▸ **Task**: State the number of lines with the string "What" in them, and nothing else.

▸ **Rows**:
>> START
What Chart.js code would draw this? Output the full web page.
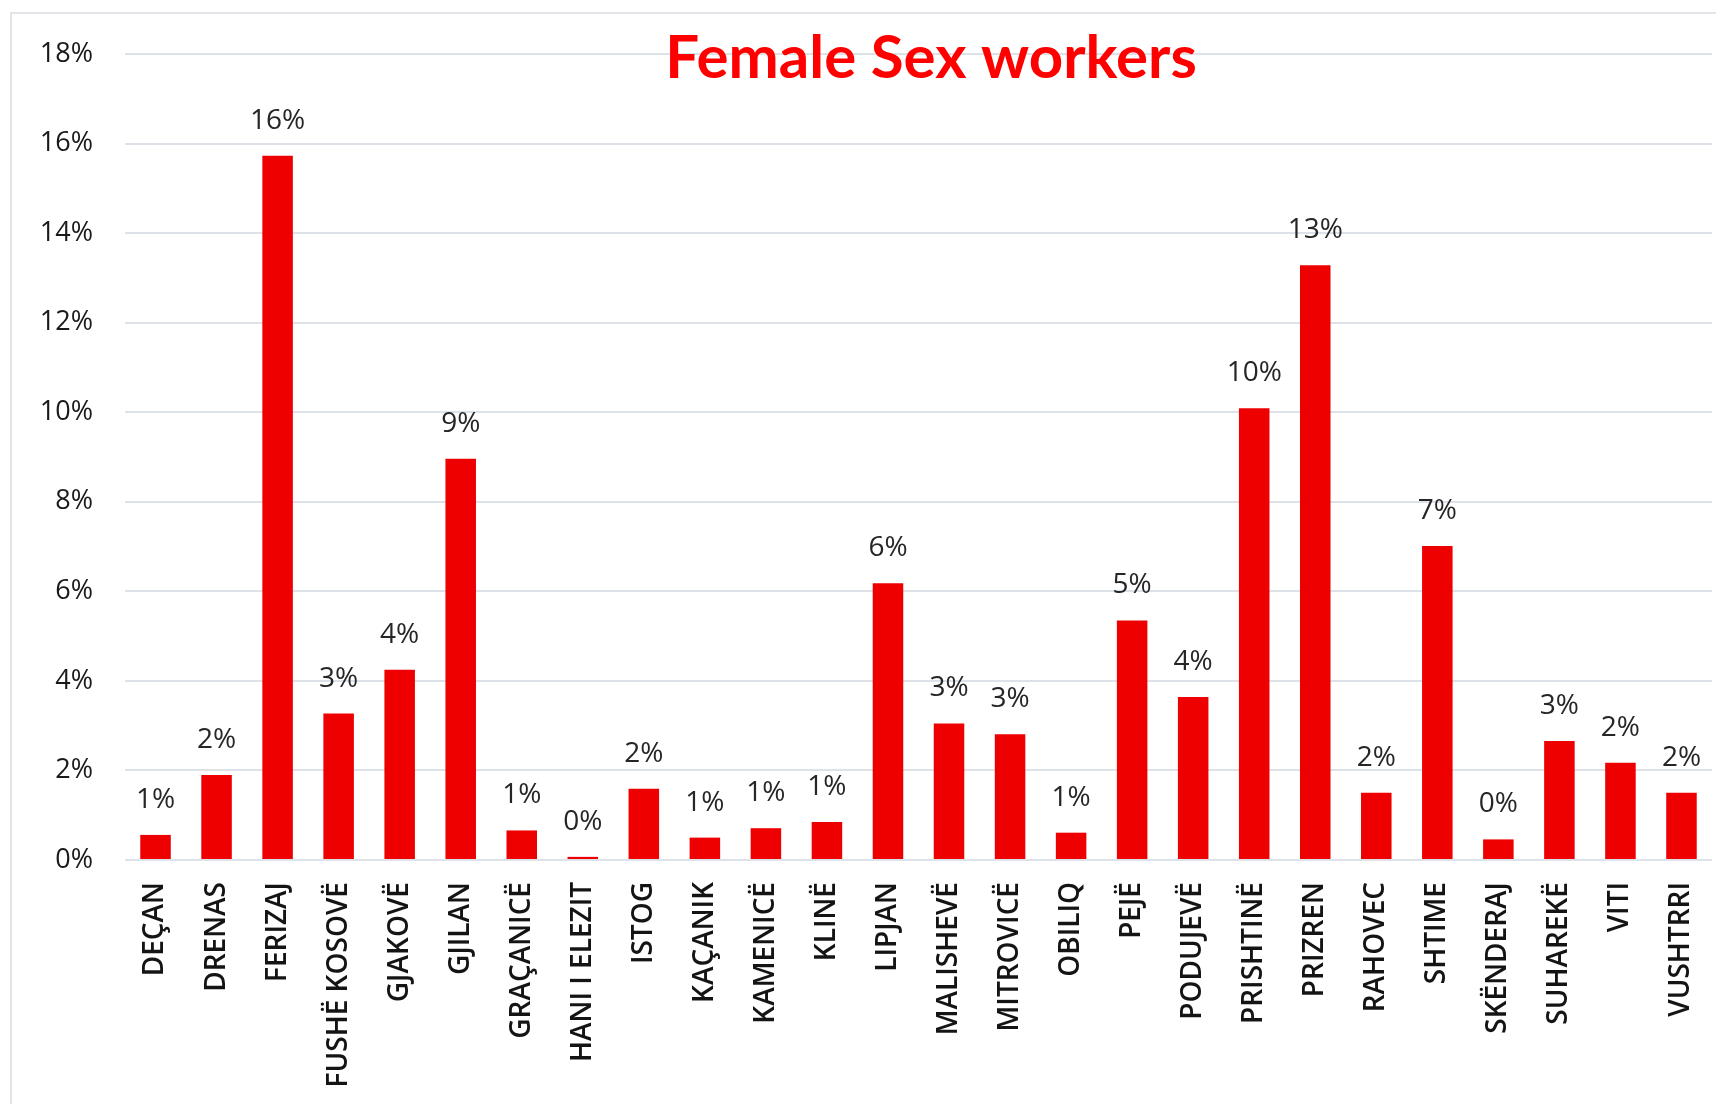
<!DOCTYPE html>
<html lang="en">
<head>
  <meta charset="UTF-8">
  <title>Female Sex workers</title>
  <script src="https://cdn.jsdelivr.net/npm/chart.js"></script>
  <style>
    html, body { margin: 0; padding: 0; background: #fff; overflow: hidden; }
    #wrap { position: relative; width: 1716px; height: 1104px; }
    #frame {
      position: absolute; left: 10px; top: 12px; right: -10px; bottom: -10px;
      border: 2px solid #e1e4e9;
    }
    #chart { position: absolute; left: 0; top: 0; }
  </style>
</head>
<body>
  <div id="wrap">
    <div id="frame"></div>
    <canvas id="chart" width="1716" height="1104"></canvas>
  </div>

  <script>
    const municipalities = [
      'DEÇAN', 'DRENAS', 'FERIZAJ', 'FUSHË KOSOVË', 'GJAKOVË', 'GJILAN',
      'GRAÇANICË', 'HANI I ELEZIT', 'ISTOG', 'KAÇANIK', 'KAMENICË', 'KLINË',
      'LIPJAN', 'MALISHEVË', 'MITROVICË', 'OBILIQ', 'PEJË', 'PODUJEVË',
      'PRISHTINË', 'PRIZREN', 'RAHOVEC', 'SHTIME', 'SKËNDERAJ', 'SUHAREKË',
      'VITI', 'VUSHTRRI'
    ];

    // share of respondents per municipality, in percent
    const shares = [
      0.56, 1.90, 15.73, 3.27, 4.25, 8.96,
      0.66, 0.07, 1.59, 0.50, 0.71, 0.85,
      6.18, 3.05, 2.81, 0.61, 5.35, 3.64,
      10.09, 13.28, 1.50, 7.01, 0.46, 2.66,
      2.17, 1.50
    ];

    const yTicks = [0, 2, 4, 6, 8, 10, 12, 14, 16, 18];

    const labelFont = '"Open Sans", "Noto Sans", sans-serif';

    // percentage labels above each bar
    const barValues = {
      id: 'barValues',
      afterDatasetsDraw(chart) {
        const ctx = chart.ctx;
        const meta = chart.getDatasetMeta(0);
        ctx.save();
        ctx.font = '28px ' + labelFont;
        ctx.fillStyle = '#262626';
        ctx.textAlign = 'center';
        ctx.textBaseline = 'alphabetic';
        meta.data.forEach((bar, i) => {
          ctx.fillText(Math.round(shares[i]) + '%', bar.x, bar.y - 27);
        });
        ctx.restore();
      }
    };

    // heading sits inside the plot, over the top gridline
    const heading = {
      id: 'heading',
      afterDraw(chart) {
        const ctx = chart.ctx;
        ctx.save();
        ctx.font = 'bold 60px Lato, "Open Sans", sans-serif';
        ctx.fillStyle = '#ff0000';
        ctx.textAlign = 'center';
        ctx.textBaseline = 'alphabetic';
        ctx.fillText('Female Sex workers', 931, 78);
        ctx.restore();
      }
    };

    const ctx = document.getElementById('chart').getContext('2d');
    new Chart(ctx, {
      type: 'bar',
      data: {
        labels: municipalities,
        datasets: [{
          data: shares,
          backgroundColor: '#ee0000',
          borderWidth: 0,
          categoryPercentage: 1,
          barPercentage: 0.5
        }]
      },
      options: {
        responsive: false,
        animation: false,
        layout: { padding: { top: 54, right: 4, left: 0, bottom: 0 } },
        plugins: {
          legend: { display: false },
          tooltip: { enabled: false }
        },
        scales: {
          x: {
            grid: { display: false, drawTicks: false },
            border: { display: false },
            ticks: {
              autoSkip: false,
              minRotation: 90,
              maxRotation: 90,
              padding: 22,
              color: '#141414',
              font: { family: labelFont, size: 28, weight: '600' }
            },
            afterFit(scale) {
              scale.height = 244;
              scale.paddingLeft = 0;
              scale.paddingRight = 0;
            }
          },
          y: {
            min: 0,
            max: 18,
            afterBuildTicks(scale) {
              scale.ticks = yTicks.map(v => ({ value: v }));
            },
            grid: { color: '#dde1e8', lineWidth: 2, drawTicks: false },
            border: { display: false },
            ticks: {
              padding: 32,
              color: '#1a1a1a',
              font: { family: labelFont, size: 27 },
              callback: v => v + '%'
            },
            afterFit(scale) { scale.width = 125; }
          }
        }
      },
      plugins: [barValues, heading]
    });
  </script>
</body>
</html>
>> END
>> START
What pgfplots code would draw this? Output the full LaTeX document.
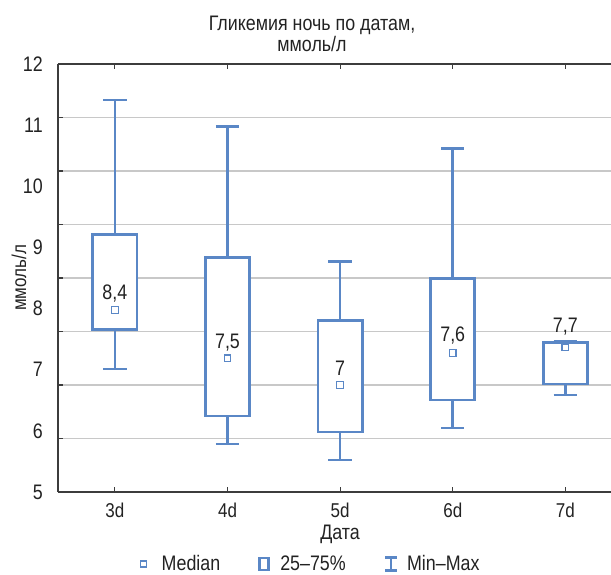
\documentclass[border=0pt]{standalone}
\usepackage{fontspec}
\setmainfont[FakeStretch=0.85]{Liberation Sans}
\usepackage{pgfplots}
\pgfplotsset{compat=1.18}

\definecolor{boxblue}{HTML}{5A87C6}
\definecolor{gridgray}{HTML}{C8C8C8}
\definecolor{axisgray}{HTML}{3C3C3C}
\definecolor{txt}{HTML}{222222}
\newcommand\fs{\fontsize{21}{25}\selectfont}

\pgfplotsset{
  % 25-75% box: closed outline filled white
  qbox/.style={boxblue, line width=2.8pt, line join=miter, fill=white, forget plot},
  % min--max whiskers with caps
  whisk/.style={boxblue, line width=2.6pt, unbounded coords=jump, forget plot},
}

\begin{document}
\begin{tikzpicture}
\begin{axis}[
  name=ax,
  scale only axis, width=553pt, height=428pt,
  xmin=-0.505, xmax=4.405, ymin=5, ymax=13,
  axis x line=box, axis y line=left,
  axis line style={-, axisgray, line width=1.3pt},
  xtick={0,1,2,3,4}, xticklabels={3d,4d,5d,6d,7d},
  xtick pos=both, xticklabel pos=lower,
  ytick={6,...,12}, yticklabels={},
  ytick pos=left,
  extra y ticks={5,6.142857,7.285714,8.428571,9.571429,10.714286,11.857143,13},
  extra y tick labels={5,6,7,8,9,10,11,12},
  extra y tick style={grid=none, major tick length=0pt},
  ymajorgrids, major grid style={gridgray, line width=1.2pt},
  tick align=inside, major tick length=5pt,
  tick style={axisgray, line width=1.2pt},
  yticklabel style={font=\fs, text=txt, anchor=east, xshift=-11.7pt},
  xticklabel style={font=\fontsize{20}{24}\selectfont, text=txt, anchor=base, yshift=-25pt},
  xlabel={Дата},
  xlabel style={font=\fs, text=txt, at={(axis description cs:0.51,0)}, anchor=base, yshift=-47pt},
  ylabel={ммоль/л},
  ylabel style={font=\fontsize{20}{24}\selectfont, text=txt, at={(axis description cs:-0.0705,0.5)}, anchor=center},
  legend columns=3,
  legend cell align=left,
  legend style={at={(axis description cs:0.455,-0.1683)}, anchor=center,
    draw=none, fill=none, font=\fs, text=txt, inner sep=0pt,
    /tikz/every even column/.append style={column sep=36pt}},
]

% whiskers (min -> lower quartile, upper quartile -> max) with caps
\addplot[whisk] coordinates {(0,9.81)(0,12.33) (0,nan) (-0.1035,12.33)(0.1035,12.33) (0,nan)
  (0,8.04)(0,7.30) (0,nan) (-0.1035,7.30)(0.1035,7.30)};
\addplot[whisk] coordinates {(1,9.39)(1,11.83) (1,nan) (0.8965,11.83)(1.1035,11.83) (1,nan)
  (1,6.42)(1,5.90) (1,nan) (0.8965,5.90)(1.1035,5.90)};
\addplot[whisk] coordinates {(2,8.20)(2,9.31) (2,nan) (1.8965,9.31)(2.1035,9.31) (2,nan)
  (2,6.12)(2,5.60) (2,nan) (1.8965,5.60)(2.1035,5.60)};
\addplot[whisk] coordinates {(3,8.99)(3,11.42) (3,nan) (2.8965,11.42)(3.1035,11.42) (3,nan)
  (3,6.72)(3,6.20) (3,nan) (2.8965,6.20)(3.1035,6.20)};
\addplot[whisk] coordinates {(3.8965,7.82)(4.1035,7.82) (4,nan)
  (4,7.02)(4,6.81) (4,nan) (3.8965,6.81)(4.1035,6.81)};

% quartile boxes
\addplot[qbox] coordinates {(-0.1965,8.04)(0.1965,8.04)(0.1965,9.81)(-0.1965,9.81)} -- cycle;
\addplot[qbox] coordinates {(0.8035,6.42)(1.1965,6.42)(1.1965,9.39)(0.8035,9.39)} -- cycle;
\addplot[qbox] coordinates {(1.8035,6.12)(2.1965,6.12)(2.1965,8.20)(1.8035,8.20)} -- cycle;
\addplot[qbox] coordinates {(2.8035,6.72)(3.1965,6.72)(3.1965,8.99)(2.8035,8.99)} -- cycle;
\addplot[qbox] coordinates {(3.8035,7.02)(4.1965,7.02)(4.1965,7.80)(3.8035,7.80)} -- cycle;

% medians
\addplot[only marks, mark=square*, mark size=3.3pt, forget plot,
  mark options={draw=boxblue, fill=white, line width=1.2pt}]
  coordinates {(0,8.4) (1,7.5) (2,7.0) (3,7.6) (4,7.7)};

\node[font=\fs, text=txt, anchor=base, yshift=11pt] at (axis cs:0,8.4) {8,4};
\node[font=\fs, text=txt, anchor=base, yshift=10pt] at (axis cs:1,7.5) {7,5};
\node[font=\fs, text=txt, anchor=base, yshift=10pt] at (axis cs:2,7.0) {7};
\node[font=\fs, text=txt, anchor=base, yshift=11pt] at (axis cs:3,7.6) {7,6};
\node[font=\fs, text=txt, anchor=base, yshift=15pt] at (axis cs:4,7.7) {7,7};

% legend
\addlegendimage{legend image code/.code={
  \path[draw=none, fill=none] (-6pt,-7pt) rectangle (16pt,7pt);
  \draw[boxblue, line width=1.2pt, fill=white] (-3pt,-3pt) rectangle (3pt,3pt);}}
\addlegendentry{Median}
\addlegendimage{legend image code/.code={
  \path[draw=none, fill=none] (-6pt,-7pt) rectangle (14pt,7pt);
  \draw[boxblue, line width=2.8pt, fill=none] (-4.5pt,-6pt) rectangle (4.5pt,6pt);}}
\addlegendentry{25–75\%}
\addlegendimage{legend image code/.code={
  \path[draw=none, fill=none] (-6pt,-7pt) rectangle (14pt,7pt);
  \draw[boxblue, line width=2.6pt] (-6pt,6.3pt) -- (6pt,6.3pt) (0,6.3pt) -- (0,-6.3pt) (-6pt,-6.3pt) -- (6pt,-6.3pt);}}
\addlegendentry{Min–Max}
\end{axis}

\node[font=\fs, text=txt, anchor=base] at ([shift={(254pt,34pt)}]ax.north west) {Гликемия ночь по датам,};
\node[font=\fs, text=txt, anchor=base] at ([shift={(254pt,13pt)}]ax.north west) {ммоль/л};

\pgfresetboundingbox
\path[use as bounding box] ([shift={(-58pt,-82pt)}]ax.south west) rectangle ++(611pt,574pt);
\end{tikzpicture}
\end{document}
>> END
▸ **Task answer**: 2